Student or Learner
"Our society has kind of pushed us to a point business-wise where you don't really have a choice. You kind of have to use your computer all the time," said Dale Greer, a wine dealer who said he and his wife are considering having children.
What does 'business-wise' mean in here? Can I read 'business-wise' as an adjective? If so, can I put it before 'point'?
......to a business-wise point where you don't really have a choice.
Thanks a million!
***** NOT A TEACHER / ONLY MY OPINION *****
(1) I think that most books would classify noun + -wise as an
(a) business-wise = as/so far as business is concerned, ...
(2) I think that many (most?) writing teachers "go crazy"
when their students write like this.
(3) I think, however, that many ordinary people such as I like this short
way to express an idea.
(4) One book does not like: Pricewise, we have received no
complaints. The book says it is better to say: No one has
complained about our prices. I agree that the second sentence is
"better" English, but I still like the first sentence -- especially in
(5) For example (these are only my sentences):
(a) Ms. X is 55 years old and unmarried. Her marriage prospects
seem bleak (not too good).
(b) Marriage-wise, Ms. X's prospects are not very bright.
I think that (b) has more "punch" (vigor/strength).
(6) Another book does not like a sentence such as:
Drama-wise, the movie is pretty exciting.

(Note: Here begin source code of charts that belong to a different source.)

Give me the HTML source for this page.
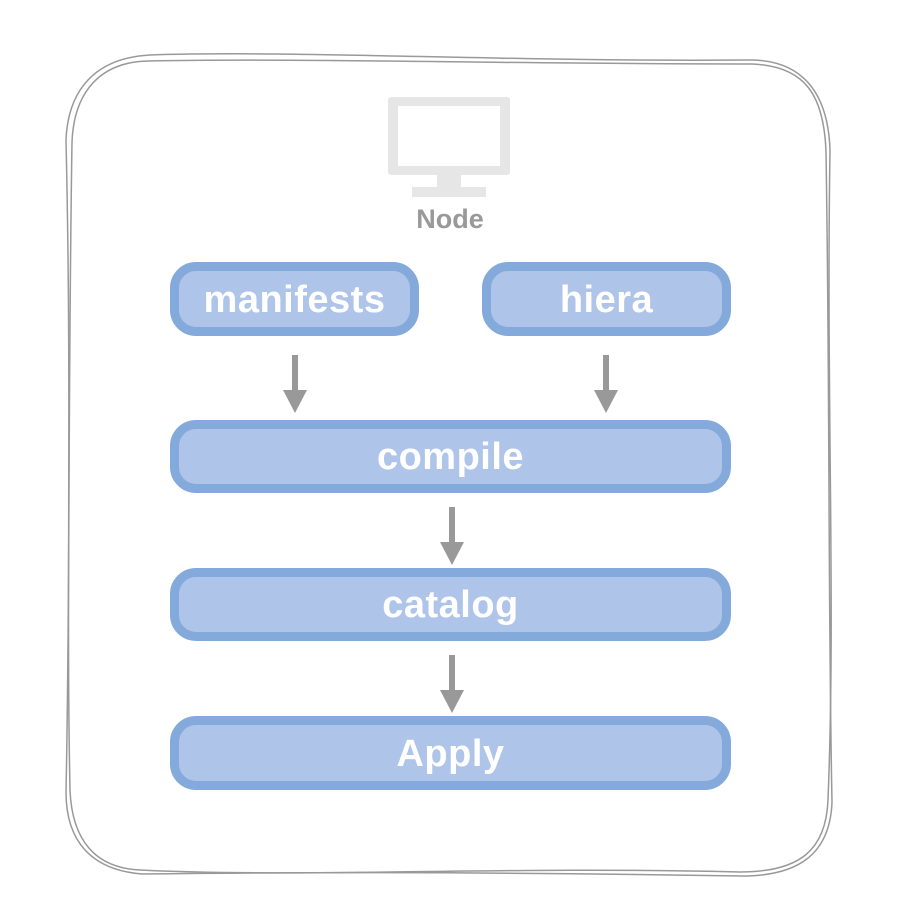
<!DOCTYPE html>
<html><head><meta charset="utf-8"><style>
html,body{margin:0;padding:0;background:#fff;}
body{width:904px;height:918px;position:relative;overflow:hidden;font-family:"Liberation Sans",sans-serif;}
.b{position:absolute;box-sizing:border-box;border:9px solid #84a9db;background:#aec4e8;border-radius:26px;color:#fff;font-weight:bold;font-size:38px;letter-spacing:0.5px;text-align:center;}
</style></head><body>
<svg width="904" height="918" style="position:absolute;left:0;top:0">
<g fill="none" stroke="#999" stroke-width="1.5">
<path d="M150,55 C300,50 500,62 750,60 C800,60 828,90 830,150 C826,400 836,600 828,800 C826,850 800,872 740,872 C500,866 300,878 140,870 C95,868 72,840 70,790 C66,600 72,400 66,140 C68,90 95,58 150,55 Z"/>
<path d="M148,61 C300,58 500,64 752,64 C806,66 824,96 826,152 C830,400 828,600 832,802 C830,856 796,876 742,876 C500,872 300,872 142,874 C92,870 66,842 66,792 C70,600 68,400 72,142 C74,92 100,62 148,61 Z"/>
</g>
<g fill="#e6e6e6">
<rect x="388" y="97" width="122" height="78" rx="3"/>
<rect x="437" y="174" width="24" height="14"/>
<rect x="412" y="187" width="74" height="10"/>
</g>
<rect x="398" y="106" width="102" height="60" fill="#fff"/>
<text x="450" y="228" text-anchor="middle" font-family="Liberation Sans" font-weight="bold" font-size="27" fill="#999">Node</text>
<g fill="#999">
<rect x="292" y="355" width="6" height="40"/><polygon points="283,390 307,390 295,413"/>
<rect x="603" y="355" width="6" height="40"/><polygon points="594,390 618,390 606,413"/>
<rect x="449" y="507" width="6" height="40"/><polygon points="440,542 464,542 452,565"/>
<rect x="449" y="655" width="6" height="40"/><polygon points="440,690 464,690 452,713"/>
</g>
</svg>
<div class="b" style="left:170px;top:262px;width:249px;height:74px;line-height:58px">manifests</div>
<div class="b" style="left:482px;top:262px;width:249px;height:74px;line-height:58px">hiera</div>
<div class="b" style="left:170px;top:420px;width:561px;height:73px;line-height:57px">compile</div>
<div class="b" style="left:170px;top:568px;width:561px;height:73px;line-height:57px">catalog</div>
<div class="b" style="left:170px;top:716px;width:561px;height:74px;line-height:58px">Apply</div>
</body></html>
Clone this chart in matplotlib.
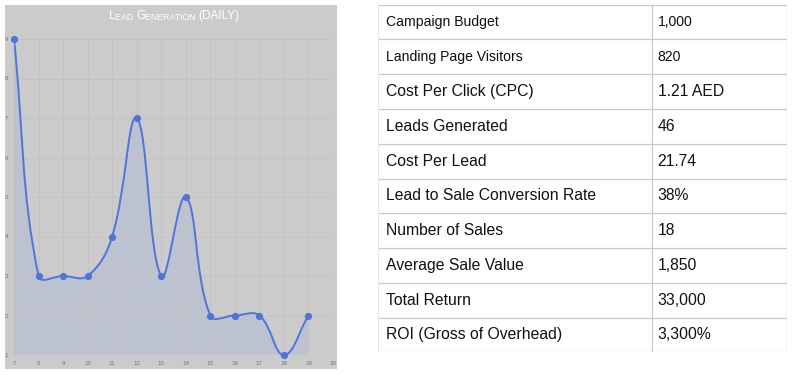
import numpy as np
import matplotlib
matplotlib.use("Agg")
import matplotlib.pyplot as plt
from matplotlib.path import Path
from matplotlib.patches import PathPatch, Rectangle
from matplotlib.text import Annotation

# Chart data
days = [7, 8, 9, 10, 11, 12, 13, 14, 15, 16, 17, 18, 19]
leads = [9, 3, 3, 3, 4, 7, 3, 5, 2, 2, 2, 1, 2]
x_ticks = list(range(7, 21))
y_ticks = list(range(1, 10))

# Table data
metrics = ["Campaign Budget", "Landing Page Visitors", "Cost Per Click (CPC)",
           "Leads Generated", "Cost Per Lead", "Lead to Sale Conversion Rate",
           "Number of Sales", "Average Sale Value", "Total Return",
           "ROI (Gross of Overhead)"]
values = ["1,000", "820", "1.21 AED", "46", "21.74", "38%", "18", "1,850",
          "33,000", "3,300%"]

W, H = 799, 375
fig = plt.figure(figsize=(W / 100, H / 100), dpi=100)
plt.rcParams['font.family'] = ['Liberation Sans', 'DejaVu Sans']


def fx(px):
    return px / W


def fy(py):
    return 1 - py / H


# gray chart panel
fig.patches.append(Rectangle((fx(5), fy(369)), fx(332), 364 / H, transform=fig.transFigure,
                             facecolor='#cbcbcb', edgecolor='none', zorder=-5))

ax = fig.add_axes([fx(14), fy(355), fx(319), 316 / H])
ax.set_facecolor('none')
ax.set_xlim(7, 20)
ax.set_ylim(1, 9)
ax.set_xticks(x_ticks)
ax.set_yticks(y_ticks)
ax.tick_params(length=0, labelsize=4.5, labelcolor='#777777', pad=4)
ax.grid(True, color='#c3c3c3', linewidth=0.7)
for s in ax.spines.values():
    s.set_visible(False)
ax.axhline(1, color='#bdbdbd', lw=0.8)
ax.axvline(7, color='#bdbdbd', lw=0.8)


# smooth bezier line (chart.js style, tension 0.4), computed in pixel scale
def bezier_path(xs, ys, t=0.4, sx=24.5, sy=39.5):
    px = np.array(xs, float) * sx
    py = np.array(ys, float) * sy
    n = len(px)
    inner, outer = [], []
    for i in range(n):
        p0 = max(i - 1, 0)
        p2 = min(i + 1, n - 1)
        d01 = np.hypot(px[i] - px[p0], py[i] - py[p0])
        d12 = np.hypot(px[p2] - px[i], py[p2] - py[i])
        fa = t * d01 / (d01 + d12)
        fb = t * d12 / (d01 + d12)
        inner.append((px[i] - fa * (px[p2] - px[p0]), py[i] - fa * (py[p2] - py[p0])))
        outer.append((px[i] + fb * (px[p2] - px[p0]), py[i] + fb * (py[p2] - py[p0])))
    verts = [(px[0], py[0])]
    codes = [Path.MOVETO]
    for i in range(1, n):
        verts += [outer[i - 1], inner[i], (px[i], py[i])]
        codes += [Path.CURVE4] * 3
    verts = [(a / sx, max(b / sy, 1)) for a, b in verts]
    return verts, codes


verts, codes = bezier_path(days, leads)
fill_verts = verts + [(days[-1], 1), (days[0], 1), verts[0]]
fill_codes = codes + [Path.LINETO, Path.LINETO, Path.CLOSEPOLY]
ax.add_patch(PathPatch(Path(fill_verts, fill_codes), facecolor='#bcc2d0', edgecolor='none', zorder=1))
ax.add_patch(PathPatch(Path(verts, codes), facecolor='none', edgecolor='#4f74e0', lw=1.4, zorder=2))
ax.plot(days, leads, 'o', color='#4f74e0', ms=4.2, zorder=3, clip_on=False)

# title in small caps, pieces chained one after another
parts = [("L", 8.5), ("EAD ", 6.3), ("G", 8.5), ("ENERATION ", 6.3), ("(DAILY)", 8.5)]
prev = fig.text(fx(109), fy(19), parts[0][0], color='white', fontsize=parts[0][1], va='baseline')
for txt, size in parts[1:]:
    a = Annotation(txt, xy=(1, 0), xycoords=prev, va='bottom', ha='left',
                   color='white', fontsize=size, annotation_clip=False)
    a.set_figure(fig)
    fig.texts.append(a)
    prev = a

# table
tab = fig.add_axes([fx(378), fy(352.3), fx(409), 347.6 / H])
tab.set_xlim(378, 787)
tab.set_ylim(352.3, 4.7)
tab.axis('off')
nrows = len(metrics)
row_h = (352.3 - 4.7) / nrows
edges = [4.7 + i * row_h for i in range(nrows + 1)]
tab.hlines(edges, 378, 786.7, color='#c8c8c8', lw=0.9)
tab.vlines([651.7, 786.7], 4.7, 352.3, color='#c8c8c8', lw=0.9)
tab.vlines([378.3], 4.7, 352.3, color='#e6e6e6', lw=0.9)
for i, (m, v) in enumerate(zip(metrics, values)):
    yc = edges[i] + row_h / 2
    size = 10.1 if i < 2 else 11.3
    tab.text(386, yc, m, fontsize=size, va='center', ha='left', color='#111111')
    tab.text(657.7, yc, v, fontsize=size, va='center', ha='left', color='#111111')

fig.savefig('out.png', dpi=100, facecolor='white')
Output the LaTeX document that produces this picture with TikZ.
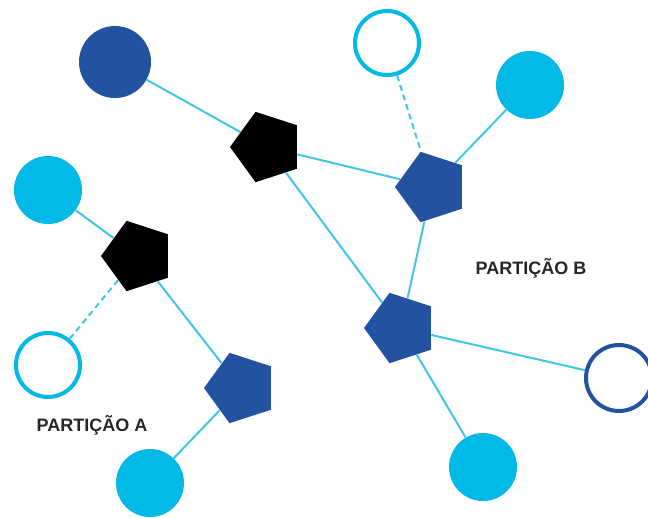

The book says there is already an adverb for "drama":
The movie is dramatically exciting.
OK, I guess that I agree with the book.
(7) And yet another book dislikes sentences such as:
Behaviorwise, her kids are awful.
I guess the book wants you to write something like:
Her kids have awful behavior.
(8) I think that most books suggest that these -wise words
should be at the front of the sentence:
Business-wise [so/as far as business is concerned], our society has
pushed us to a point where you don't really have a choice.
If you want to put it in the middle, maybe (remember: this is only
my opinion) it should be written:
Our society has pushed us to the point where, business-wise, you
don't really have a choice.
I think business-wise is an adverb modifier of 'pushed'. I don't much care for 'a business-wise point'
Thank everybody for your great help! I really appreciate it!
Special thanks to TheParser for your detailed explanations.
What you said is crystal clear. I've got it.